_SOURCE DATA_.

###

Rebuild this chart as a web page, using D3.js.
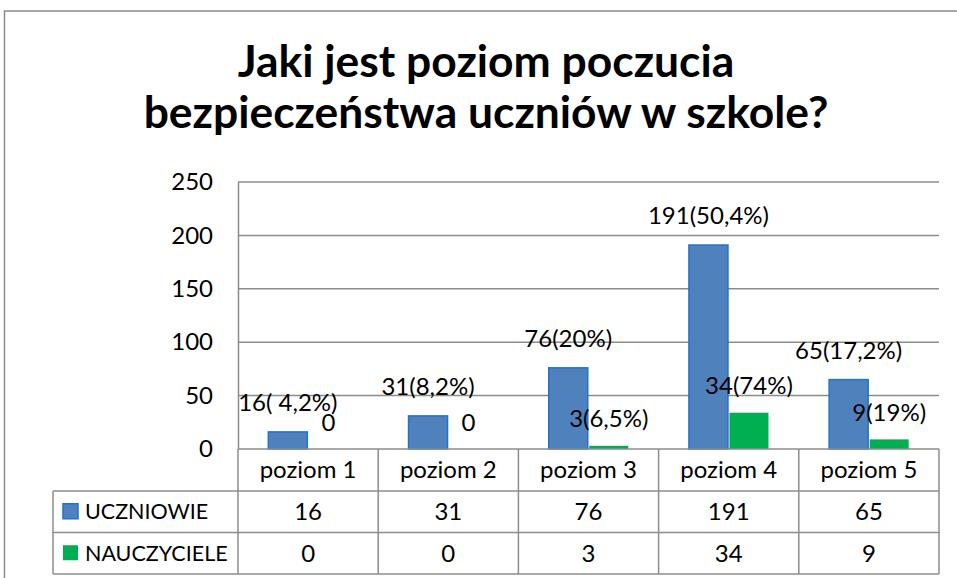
<!DOCTYPE html>
<html><head><meta charset="utf-8">
<script src="https://cdn.jsdelivr.net/npm/d3@7"></script>
<style>
html,body{margin:0;padding:0;background:#fff;}
svg{display:block;font-family:Lato,"Open Sans",sans-serif;}
</style></head>
<body>
<svg id="chart" width="957" height="578"></svg>
<script>
const titleLines = ["Jaki jest poziom poczucia", "bezpieczeństwa uczniów w szkole?"];
const categories = ["poziom 1", "poziom 2", "poziom 3", "poziom 4", "poziom 5"];
const seriesNames = ["UCZNIOWIE", "NAUCZYCIELE"];
const uczniowie = [16, 31, 76, 191, 65];
const nauczyciele = [0, 0, 3, 34, 9];
const uczniowieLabels = ["16( 4,2%)", "31(8,2%)", "76(20%)", "191(50,4%)", "65(17,2%)"];
const nauczycieleLabels = ["0", "0", "3(6,5%)", "34(74%)", "9(19%)"];
const yTicks = [0, 50, 100, 150, 200, 250];
const colors = ["#4F81BD", "#00B050"];
const strokes = ["#1F74CC", "#00B050"];

const series = [
  {name: seriesNames[0], values: uczniowie, labels: uczniowieLabels},
  {name: seriesNames[1], values: nauczyciele, labels: nauczycieleLabels}
];

const svg = d3.select("#chart");
const L = 238, R = 939, T = 182, B = 449;
const gridColor = "#8c8c8c";
const fs = 24;

// outer border
svg.append("rect").attr("x", 4.5).attr("y", 11).attr("width", 1000).attr("height", 700)
  .attr("fill", "none").attr("stroke", gridColor).attr("stroke-width", 1.5);

// title
svg.append("g").selectAll("text").data(titleLines).join("text")
  .attr("x", 486).attr("y", (d, i) => 77 + i * 51)
  .attr("text-anchor", "middle").attr("font-weight", 700).attr("font-size", 44.4)
  .attr("fill", "#000").text(d => d);

const y = d3.scaleLinear().domain([0, 250]).range([B, T]);
const x = d3.scaleBand().domain(categories).range([L, R]).paddingInner(0.422).paddingOuter(0.211);
const xs = d3.scaleBand().domain(seriesNames).range([0, x.bandwidth()]);
const step = x.step();

// gridlines
svg.append("g").selectAll("line").data(yTicks.filter(t => t > 0)).join("line")
  .attr("x1", L).attr("x2", R).attr("y1", d => y(d)).attr("y2", d => y(d))
  .attr("stroke", gridColor).attr("stroke-width", 1.5);

// y axis via d3 axis
const yAxis = svg.append("g").attr("transform", `translate(${L},0)`)
  .call(d3.axisLeft(y).tickValues(yTicks).tickSize(0).tickPadding(25));
yAxis.select(".domain").attr("stroke", gridColor).attr("stroke-width", 1.5);
yAxis.selectAll("text").attr("font-size", fs).attr("font-family", "Lato").attr("fill", "#000");

// bars
const gBars = svg.append("g");
series.forEach((s, si) => {
  gBars.append("g").selectAll("rect").data(s.values).join("rect")
    .attr("x", (d, i) => x(categories[i]) + xs(s.name) + 0.75)
    .attr("width", xs.bandwidth() - 1.5)
    .attr("y", d => y(d))
    .attr("height", d => B - y(d))
    .attr("fill", colors[si])
    .attr("stroke", strokes[si]).attr("stroke-width", si === 0 ? 1.5 : 0);
});

// data labels
series.forEach((s, si) => {
  svg.append("g").selectAll("text").data(s.values).join("text")
    .attr("x", (d, i) => x(categories[i]) + xs(s.name) + xs.bandwidth() / 2)
    .attr("y", d => y(d) - (si === 0 ? 21 : 18.5))
    .attr("text-anchor", "middle").attr("font-size", fs).attr("fill", "#000")
    .text((d, i) => s.labels[i]);
});

// x axis (category header)
svg.append("line").attr("x1", L).attr("x2", R).attr("y1", B).attr("y2", B)
  .attr("stroke", gridColor).attr("stroke-width", 1.5);

// data table
const rowTops = [B, 491, 532.5, 574];
const tableLeft = 53;
const gT = svg.append("g").attr("stroke", gridColor).attr("stroke-width", 1.5);
gT.append("line").attr("x1", tableLeft).attr("x2", R).attr("y1", rowTops[1]).attr("y2", rowTops[1]);
gT.append("line").attr("x1", tableLeft).attr("x2", R).attr("y1", rowTops[2]).attr("y2", rowTops[2]);
gT.append("line").attr("x1", tableLeft).attr("x2", R).attr("y1", rowTops[3]).attr("y2", rowTops[3]);
const vx = categories.map(c => x(c) - x.paddingOuter() * step).concat([R]);
gT.selectAll("line.v").data(vx).join("line").attr("class", "v")
  .attr("x1", d => d).attr("x2", d => d).attr("y1", B).attr("y2", rowTops[3]);
gT.append("line").attr("x1", tableLeft).attr("x2", tableLeft).attr("y1", rowTops[1]).attr("y2", rowTops[3]);

// header text
svg.append("g").selectAll("text").data(categories).join("text")
  .attr("x", d => x(d) + x.bandwidth() / 2).attr("y", (rowTops[0] + rowTops[1]) / 2)
  .attr("dy", "0.35em").attr("text-anchor", "middle").attr("font-size", fs).attr("fill", "#000")
  .text(d => d);

// series rows
series.forEach((s, si) => {
  const cy = (rowTops[si + 1] + rowTops[si + 2]) / 2;
  svg.append("rect").attr("x", 63).attr("y", cy - 8).attr("width", 15).attr("height", 15)
    .attr("fill", colors[si]).attr("stroke", strokes[si]).attr("stroke-width", si === 0 ? 1.5 : 0);
  svg.append("text").attr("x", 85).attr("y", cy).attr("dy", "0.35em")
    .attr("font-size", 21.5).attr("fill", "#000").text(s.name);
  svg.append("g").selectAll("text").data(s.values).join("text")
    .attr("x", (d, i) => x(categories[i]) + x.bandwidth() / 2).attr("y", cy).attr("dy", "0.35em")
    .attr("text-anchor", "middle").attr("font-size", fs).attr("fill", "#000")
    .text(d => d);
});
</script>
</body></html>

###

_GOAL_.
Print out the lines exactly, skipping any picture.

_WRITTEN ANSWER_.
Rebuild this chart as a web page, using D3.js.
<!DOCTYPE html>
<html><head><meta charset="utf-8">
<script src="https://cdn.jsdelivr.net/npm/d3@7"></script>
<style>
html,body{margin:0;padding:0;background:#fff;}
svg{display:block;font-family:Lato,"Open Sans",sans-serif;}
</style></head>
<body>
<svg id="chart" width="957" height="578"></svg>
<script>
const titleLines = ["Jaki jest poziom poczucia", "bezpieczeństwa uczniów w szkole?"];
const categories = ["poziom 1", "poziom 2", "poziom 3", "poziom 4", "poziom 5"];
const seriesNames = ["UCZNIOWIE", "NAUCZYCIELE"];
const uczniowie = [16, 31, 76, 191, 65];
const nauczyciele = [0, 0, 3, 34, 9];
const uczniowieLabels = ["16( 4,2%)", "31(8,2%)", "76(20%)", "191(50,4%)", "65(17,2%)"];
const nauczycieleLabels = ["0", "0", "3(6,5%)", "34(74%)", "9(19%)"];
const yTicks = [0, 50, 100, 150, 200, 250];
const colors = ["#4F81BD", "#00B050"];
const strokes = ["#1F74CC", "#00B050"];

const series = [
  {name: seriesNames[0], values: uczniowie, labels: uczniowieLabels},
  {name: seriesNames[1], values: nauczyciele, labels: nauczycieleLabels}
];

const svg = d3.select("#chart");
const L = 238, R = 939, T = 182, B = 449;
const gridColor = "#8c8c8c";
const fs = 24;

// outer border
svg.append("rect").attr("x", 4.5).attr("y", 11).attr("width", 1000).attr("height", 700)
  .attr("fill", "none").attr("stroke", gridColor).attr("stroke-width", 1.5);

// title
svg.append("g").selectAll("text").data(titleLines).join("text")
  .attr("x", 486).attr("y", (d, i) => 77 + i * 51)
  .attr("text-anchor", "middle").attr("font-weight", 700).attr("font-size", 44.4)
  .attr("fill", "#000").text(d => d);

const y = d3.scaleLinear().domain([0, 250]).range([B, T]);
const x = d3.scaleBand().domain(categories).range([L, R]).paddingInner(0.422).paddingOuter(0.211);
const xs = d3.scaleBand().domain(seriesNames).range([0, x.bandwidth()]);
const step = x.step();

// gridlines
svg.append("g").selectAll("line").data(yTicks.filter(t => t > 0)).join("line")
  .attr("x1", L).attr("x2", R).attr("y1", d => y(d)).attr("y2", d => y(d))
  .attr("stroke", gridColor).attr("stroke-width", 1.5);

// y axis via d3 axis
const yAxis = svg.append("g").attr("transform", `translate(${L},0)`)
  .call(d3.axisLeft(y).tickValues(yTicks).tickSize(0).tickPadding(25));
yAxis.select(".domain").attr("stroke", gridColor).attr("stroke-width", 1.5);
yAxis.selectAll("text").attr("font-size", fs).attr("font-family", "Lato").attr("fill", "#000");

// bars
const gBars = svg.append("g");
series.forEach((s, si) => {
  gBars.append("g").selectAll("rect").data(s.values).join("rect")
    .attr("x", (d, i) => x(categories[i]) + xs(s.name) + 0.75)
    .attr("width", xs.bandwidth() - 1.5)
    .attr("y", d => y(d))
    .attr("height", d => B - y(d))
    .attr("fill", colors[si])
    .attr("stroke", strokes[si]).attr("stroke-width", si === 0 ? 1.5 : 0);
});

// data labels
series.forEach((s, si) => {
  svg.append("g").selectAll("text").data(s.values).join("text")
    .attr("x", (d, i) => x(categories[i]) + xs(s.name) + xs.bandwidth() / 2)
    .attr("y", d => y(d) - (si === 0 ? 21 : 18.5))
    .attr("text-anchor", "middle").attr("font-size", fs).attr("fill", "#000")
    .text((d, i) => s.labels[i]);
});

// x axis (category header)
svg.append("line").attr("x1", L).attr("x2", R).attr("y1", B).attr("y2", B)
  .attr("stroke", gridColor).attr("stroke-width", 1.5);

// data table
const rowTops = [B, 491, 532.5, 574];
const tableLeft = 53;
const gT = svg.append("g").attr("stroke", gridColor).attr("stroke-width", 1.5);
gT.append("line").attr("x1", tableLeft).attr("x2", R).attr("y1", rowTops[1]).attr("y2", rowTops[1]);
gT.append("line").attr("x1", tableLeft).attr("x2", R).attr("y1", rowTops[2]).attr("y2", rowTops[2]);
gT.append("line").attr("x1", tableLeft).attr("x2", R).attr("y1", rowTops[3]).attr("y2", rowTops[3]);
const vx = categories.map(c => x(c) - x.paddingOuter() * step).concat([R]);
gT.selectAll("line.v").data(vx).join("line").attr("class", "v")
  .attr("x1", d => d).attr("x2", d => d).attr("y1", B).attr("y2", rowTops[3]);
gT.append("line").attr("x1", tableLeft).attr("x2", tableLeft).attr("y1", rowTops[1]).attr("y2", rowTops[3]);

// header text
svg.append("g").selectAll("text").data(categories).join("text")
  .attr("x", d => x(d) + x.bandwidth() / 2).attr("y", (rowTops[0] + rowTops[1]) / 2)
  .attr("dy", "0.35em").attr("text-anchor", "middle").attr("font-size", fs).attr("fill", "#000")
  .text(d => d);

// series rows
series.forEach((s, si) => {
  const cy = (rowTops[si + 1] + rowTops[si + 2]) / 2;
  svg.append("rect").attr("x", 63).attr("y", cy - 8).attr("width", 15).attr("height", 15)
    .attr("fill", colors[si]).attr("stroke", strokes[si]).attr("stroke-width", si === 0 ? 1.5 : 0);
  svg.append("text").attr("x", 85).attr("y", cy).attr("dy", "0.35em")
    .attr("font-size", 21.5).attr("fill", "#000").text(s.name);
  svg.append("g").selectAll("text").data(s.values).join("text")
    .attr("x", (d, i) => x(categories[i]) + x.bandwidth() / 2).attr("y", cy).attr("dy", "0.35em")
    .attr("text-anchor", "middle").attr("font-size", fs).attr("fill", "#000")
    .text(d => d);
});
</script>
</body></html>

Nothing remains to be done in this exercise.